Епископы, обрадованные и несколько удивленные такой умеренностью и покорностью короля Гильперика, тотчас же дозволили ему ввести свидетелей, о присутствии которых он объявил; но он мог предъявить только одного под-диакона Рикульфа. Платон и Галлиен продолжали утверждать, что им объявлять нечего. Что касается до Левдаста, то, пользуясь своей свободой и беспорядком, господствовавшим при ведении этого судебного дела, он не только не явился в заседание, но даже имел предосторожность удалиться от места прений. Рикульф, дерзкий до конца, счел обязанностью говорить; но члены собора остановили его, закричав с разных сторон: "Церковнику низшего чина нельзя верить в показаниях на епископа". Таким образом, за недостатком засвидетельствованных показаний, оставалось только верить слову и клятве обвиняемого; король, верный своему обещанию, не противился, но придрался к форме. По причуде ли воображения, или по неясным воспоминаниям каких-либо старых германских порядков, пришедших ему на память с примесью христианских обрядов, он пожелал, чтоб оправдание епископа Григория сопровождалось странными формальностями, похожими на заклинание колдунов. Он требовал, чтоб епископ отслужил три обедни сряду на трех различных престолах, и по окончании каждой обедни, стоя на ступенях престола, клялся, что не произносил речей, ему приписываемых.

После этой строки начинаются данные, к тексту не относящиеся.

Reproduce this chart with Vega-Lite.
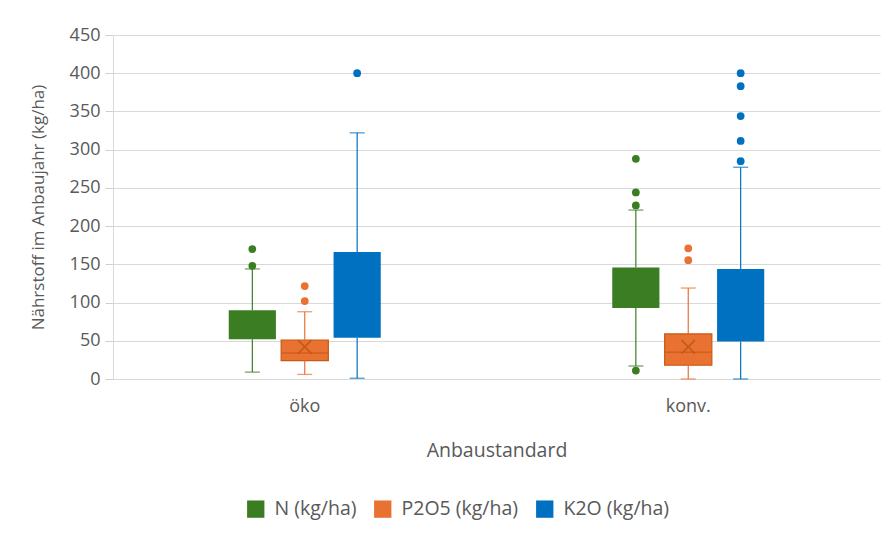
{
  "$schema": "https://vega.github.io/schema/vega-lite/v6.json",
  "width": 767,
  "height": 344,
  "autosize": {"type": "none"},
  "padding": {"left": 113, "top": 35, "right": 8, "bottom": 165},
  "background": "white",
  "config": {
    "font": "Open Sans",
    "view": {"stroke": null},
    "axis": {
      "labelColor": "#595959",
      "titleColor": "#595959",
      "labelFontSize": 18,
      "titleFontSize": 17,
      "titleFontWeight": "normal",
      "gridColor": "#D9D9D9",
      "domainColor": "#D9D9D9",
      "tickColor": "#D0D0D0"
    },
    "axisY": {
      "tickCount": 10,
      "labelOverlap": false,
      "tickSize": 8,
      "labelPadding": 5,
      "titlePadding": 22
    },
    "legend": {
      "orient": "none",
      "legendX": 133,
      "legendY": 464,
      "direction": "horizontal",
      "symbolType": "square",
      "symbolSize": 300,
      "symbolStrokeWidth": 0,
      "labelFontSize": 19.5,
      "labelColor": "#595959",
      "labelOffset": 9,
      "columnPadding": 16,
      "padding": 0
    }
  },
  "datasets": {
    "boxes": [
      {"group": "öko", "nutrient": "N (kg/ha)", "lower": 9, "q1": 52, "median": 70, "q3": 90, "upper": 144, "mean": 73},
      {"group": "öko", "nutrient": "P2O5 (kg/ha)", "lower": 6, "q1": 24, "median": 34, "q3": 51, "upper": 88, "mean": 42},
      {"group": "öko", "nutrient": "K2O (kg/ha)", "lower": 1, "q1": 54, "median": 100, "q3": 166, "upper": 322, "mean": 115},
      {"group": "konv.", "nutrient": "N (kg/ha)", "lower": 17, "q1": 93, "median": 120, "q3": 146, "upper": 221, "mean": 122},
      {"group": "konv.", "nutrient": "P2O5 (kg/ha)", "lower": 0, "q1": 18, "median": 35, "q3": 59, "upper": 119, "mean": 42},
      {"group": "konv.", "nutrient": "K2O (kg/ha)", "lower": 0, "q1": 49, "median": 90, "q3": 144, "upper": 277, "mean": 105}
    ],
    "outliers": [
      {"group": "öko", "nutrient": "N (kg/ha)", "value": 148},
      {"group": "öko", "nutrient": "N (kg/ha)", "value": 170},
      {"group": "öko", "nutrient": "P2O5 (kg/ha)", "value": 102},
      {"group": "öko", "nutrient": "P2O5 (kg/ha)", "value": 121.5},
      {"group": "öko", "nutrient": "K2O (kg/ha)", "value": 400},
      {"group": "konv.", "nutrient": "N (kg/ha)", "value": 11},
      {"group": "konv.", "nutrient": "N (kg/ha)", "value": 227},
      {"group": "konv.", "nutrient": "N (kg/ha)", "value": 244},
      {"group": "konv.", "nutrient": "N (kg/ha)", "value": 288},
      {"group": "konv.", "nutrient": "P2O5 (kg/ha)", "value": 155.5},
      {"group": "konv.", "nutrient": "P2O5 (kg/ha)", "value": 171},
      {"group": "konv.", "nutrient": "K2O (kg/ha)", "value": 285},
      {"group": "konv.", "nutrient": "K2O (kg/ha)", "value": 311.5},
      {"group": "konv.", "nutrient": "K2O (kg/ha)", "value": 344},
      {"group": "konv.", "nutrient": "K2O (kg/ha)", "value": 383},
      {"group": "konv.", "nutrient": "K2O (kg/ha)", "value": 400}
    ]
  },
  "encoding": {
    "x": {
      "field": "group",
      "type": "nominal",
      "sort": ["öko", "konv."],
      "scale": {"paddingInner": 0.59, "paddingOuter": 0.295},
      "axis": {"title": "Anbaustandard", "labelAngle": 0, "ticks": false, "labelPadding": 18, "titlePadding": 26, "labelFontSize": 18, "titleFontSize": 19.5, "domainColor": "#D9D9D9"}
    },
    "xOffset": {
      "field": "nutrient",
      "type": "nominal",
      "sort": ["N (kg/ha)", "P2O5 (kg/ha)", "K2O (kg/ha)"],
      "scale": {"paddingInner": 0.1, "paddingOuter": 0.05}
    },
    "color": {
      "field": "nutrient",
      "type": "nominal",
      "sort": ["N (kg/ha)", "P2O5 (kg/ha)", "K2O (kg/ha)"],
      "scale": {"domain": ["N (kg/ha)", "P2O5 (kg/ha)", "K2O (kg/ha)"], "range": ["#3B7D23", "#E97132", "#0070C0"]},
      "legend": {"title": null}
    }
  },
  "layer": [
    {
      "data": {"name": "boxes"},
      "mark": {"type": "bar", "strokeWidth": 1.2},
      "encoding": {
        "y": {
          "field": "q1",
          "type": "quantitative",
          "scale": {"domain": [0, 450], "nice": false},
          "axis": {"title": "Nährstoff im Anbaujahr (kg/ha)"}
        },
        "y2": {"field": "q3"},
        "stroke": {"condition": {"test": "datum.nutrient === 'P2O5 (kg/ha)'", "value": "#C55A11"}, "value": "transparent"}
      }
    },
    {
      "data": {"name": "boxes"},
      "mark": {"type": "rule", "strokeWidth": 1.2},
      "encoding": {"y": {"field": "lower", "type": "quantitative"}, "y2": {"field": "q1"}}
    },
    {
      "data": {"name": "boxes"},
      "mark": {"type": "rule", "strokeWidth": 1.2},
      "encoding": {"y": {"field": "q3", "type": "quantitative"}, "y2": {"field": "upper"}}
    },
    {
      "data": {"name": "boxes"},
      "mark": {"type": "tick", "size": 15, "thickness": 1.3},
      "encoding": {"y": {"field": "lower", "type": "quantitative"}}
    },
    {
      "data": {"name": "boxes"},
      "mark": {"type": "tick", "size": 15, "thickness": 1.3},
      "encoding": {"y": {"field": "upper", "type": "quantitative"}}
    },
    {
      "data": {"name": "boxes"},
      "transform": [{"filter": "datum.nutrient === 'P2O5 (kg/ha)'"}],
      "mark": {"type": "tick", "size": 46, "thickness": 1.4},
      "encoding": {"y": {"field": "median", "type": "quantitative"}, "color": {"value": "#C55A11"}}
    },
    {
      "data": {"name": "boxes"},
      "transform": [{"filter": "datum.nutrient === 'P2O5 (kg/ha)'"}],
      "mark": {"type": "point", "shape": "M-1,-1L1,1M-1,1L1,-1", "filled": false, "size": 180, "strokeWidth": 1.6, "opacity": 1},
      "encoding": {"y": {"field": "mean", "type": "quantitative"}, "color": {"value": "#C55A11"}}
    },
    {
      "data": {"name": "outliers"},
      "mark": {"type": "point", "shape": "circle", "filled": true, "size": 60, "opacity": 1},
      "encoding": {"y": {"field": "value", "type": "quantitative"}}
    }
  ]
}
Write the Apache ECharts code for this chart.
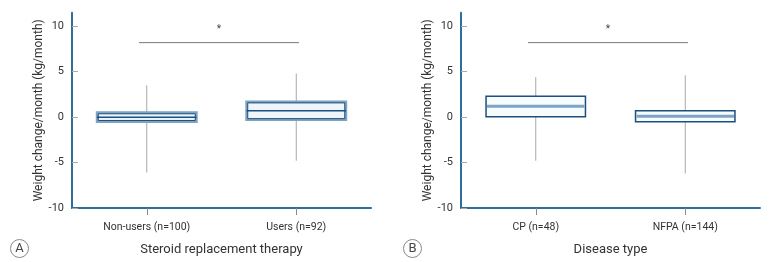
<!DOCTYPE html>
<html>
<head>
<meta charset="utf-8">
<script src="https://cdn.jsdelivr.net/npm/echarts@6/dist/echarts.min.js"></script>
<style>
  html, body { margin: 0; padding: 0; background: #fff; }
  #chart { width: 773px; height: 262px; }
</style>
</head>
<body>
<div id="chart"></div>
<script>
// values: [min, q1, median, q3, max]
const panelACategories = ['Non-users (n=100)', 'Users (n=92)']
const panelAStats = [
  [-6.1, -0.5, 0.0, 0.5, 3.5],
  [-4.8, -0.3, 0.7, 1.7, 4.8],
]
const panelBCategories = ['CP (n=48)', 'NFPA (n=144)']
const panelBStats = [
  [-4.8, 0.05, 1.2, 2.3, 4.4],
  [-6.2, -0.5, 0.1, 0.7, 4.6],
]
const yTicks = [-10, -5, 0, 5, 10]
const bracketY = 8.2
const asteriskY = 9.6
const panelAXName = 'Steroid replacement therapy'
const panelBXName = 'Disease type'
const yName = 'Weight change/month (kg/month)'

const FONT = '"Liberation Sans Narrow", "Roboto", "Liberation Sans", sans-serif'
const AXIS_BLUE = '#2f6d9c'
const NAVY = '#1d4f7c'
const STEEL = '#7fa3c3'

const chart = echarts.init(document.getElementById('chart'), null, { renderer: 'canvas' })

function xAxisFor(idx, cats, name) {
  return {
    type: 'category', gridIndex: idx, data: cats,
    name, nameLocation: 'middle', nameGap: 35,
    nameTextStyle: { fontFamily: FONT, fontSize: 13, color: '#333' },
    axisLine: { onZero: false, lineStyle: { color: AXIS_BLUE, width: 2 } },
    axisTick: { show: true, alignWithLabel: true, length: 7, lineStyle: { color: '#8a8a8a', width: 1 } },
    axisLabel: { fontFamily: FONT, fontSize: 10.5, color: '#333', margin: 14 },
    splitLine: { show: false },
  }
}

function yAxisFor(idx) {
  return {
    type: 'value', gridIndex: idx, min: -10, max: 11.5,
    name: yName, nameLocation: 'middle', nameGap: 25, nameRotate: 90,
    nameTextStyle: { fontFamily: FONT, fontSize: 12, color: '#333' },
    axisLine: { show: true, lineStyle: { color: AXIS_BLUE, width: 2 } },
    axisTick: { show: true, inside: true, length: 6, customValues: yTicks, lineStyle: { color: '#aaa' } },
    axisLabel: { fontFamily: FONT, fontSize: 11, color: '#333', margin: 8, customValues: yTicks },
    splitLine: { show: false },
  }
}

function boxSeries(idx, stats, variant) {
  return {
    type: 'custom', xAxisIndex: idx, yAxisIndex: idx,
    data: stats.map((s, i) => [i, ...s]),
    renderItem: (params, api) => {
      const i = api.value(0)
      const band = api.size([1, 0])[0]
      const w = band * 0.665
      const cx = api.coord([i, 0])[0]
      const yMin = api.coord([i, api.value(1)])[1]
      const yQ1 = api.coord([i, api.value(2)])[1]
      const yMed = api.coord([i, api.value(3)])[1]
      const yQ3 = api.coord([i, api.value(4)])[1]
      const yMax = api.coord([i, api.value(5)])[1]
      const x0 = cx - w / 2
      const children = [
        { type: 'line', shape: { x1: cx, y1: yMax, x2: cx, y2: yMin }, style: { stroke: '#a8a8a8', lineWidth: 1 } },
      ]
      if (variant === 'A') {
        children.push(
          { type: 'rect', shape: { x: x0, y: yQ3, width: w, height: yQ1 - yQ3 }, style: { fill: '#eef6fc', stroke: STEEL, lineWidth: 2.5 } },
          { type: 'rect', shape: { x: x0 + 1.2, y: yQ3 + 1.2, width: w - 2.4, height: yQ1 - yQ3 - 2.4 }, style: { fill: 'none', stroke: NAVY, lineWidth: 1 } },
          { type: 'line', shape: { x1: x0, y1: yMed, x2: x0 + w, y2: yMed }, style: { stroke: NAVY, lineWidth: 1.5 } },
        )
      } else {
        children.push(
          { type: 'rect', shape: { x: x0, y: yQ3, width: w, height: yQ1 - yQ3 }, style: { fill: '#f6fbfe', stroke: NAVY, lineWidth: 1.5 } },
          { type: 'line', shape: { x1: x0 + 1, y1: yMed, x2: x0 + w - 1, y2: yMed }, style: { stroke: STEEL, lineWidth: 3 } },
        )
      }
      return { type: 'group', children }
    },
    z: 3,
  }
}

function bracketSeries(idx) {
  return {
    type: 'custom', xAxisIndex: idx, yAxisIndex: idx,
    data: [[0, 1, bracketY, asteriskY]],
    renderItem: (params, api) => {
      const band = api.size([1, 0])[0]
      const a = api.coord([api.value(0), api.value(2)])
      const b = api.coord([api.value(1), api.value(2)])
      const x1 = a[0] - band * 0.052
      const x2 = b[0] + band * 0.018
      const ty = api.coord([0, api.value(3)])[1]
      return {
        type: 'group',
        children: [
          { type: 'line', shape: { x1, y1: a[1], x2, y2: a[1] }, style: { stroke: '#777', lineWidth: 1 } },
          { type: 'text', style: { text: '*', x: (x1 + x2) / 2, y: ty, align: 'center', verticalAlign: 'middle', fill: '#444', font: '10px ' + FONT } },
        ],
      }
    },
  }
}

function panelLetter(cx, letter) {
  return {
    type: 'group', left: cx - 9, top: 239,
    children: [
      { type: 'circle', shape: { cx: 9, cy: 9, r: 9 }, style: { fill: '#fff', stroke: '#888', lineWidth: 1 } },
      { type: 'text', style: { text: letter, x: 9, y: 9.5, align: 'center', verticalAlign: 'middle', font: '13px ' + FONT, fill: '#444' } },
    ],
  }
}

chart.setOption({
  animation: false,
  grid: [
    { left: 72, right: 402, top: 12.65, bottom: 54 },
    { left: 461, right: 13, top: 12.65, bottom: 54 },
  ],
  xAxis: [xAxisFor(0, panelACategories, panelAXName), xAxisFor(1, panelBCategories, panelBXName)],
  yAxis: [yAxisFor(0), yAxisFor(1)],
  series: [
    boxSeries(0, panelAStats, 'A'),
    boxSeries(1, panelBStats, 'B'),
    bracketSeries(0),
    bracketSeries(1),
  ],
  graphic: [panelLetter(19, 'A'), panelLetter(412, 'B')],
})
</script>
</body>
</html>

Уже церковная служба присоединенная к присяге для того, чтобы усилить значение последней, заключала в себе нечто несовершенно-согласное с православными понятиями и обрядами; но совокупление нескольких клятв в одном и том же деле было совершенно противно церковным уставам. Хотя члены собора это знали, тем не менее они согласились уступить странной прихоти короля. Сам Григорий изъявил согласие нарушить правило, которое провозглашалось так часто. Может-быть, как лично обвиненный, он считал бесчестным уклониться о какого бы то ни было испытания; может-быть и то, что в этом жилище, где все носило на себе германский отпечаток, где самый вид людей был варварский, а нравы полу-языческие, он не чувствовал в себе уже той силы и той свободы совести, как в стенах галльских городов или под кровлей базилик.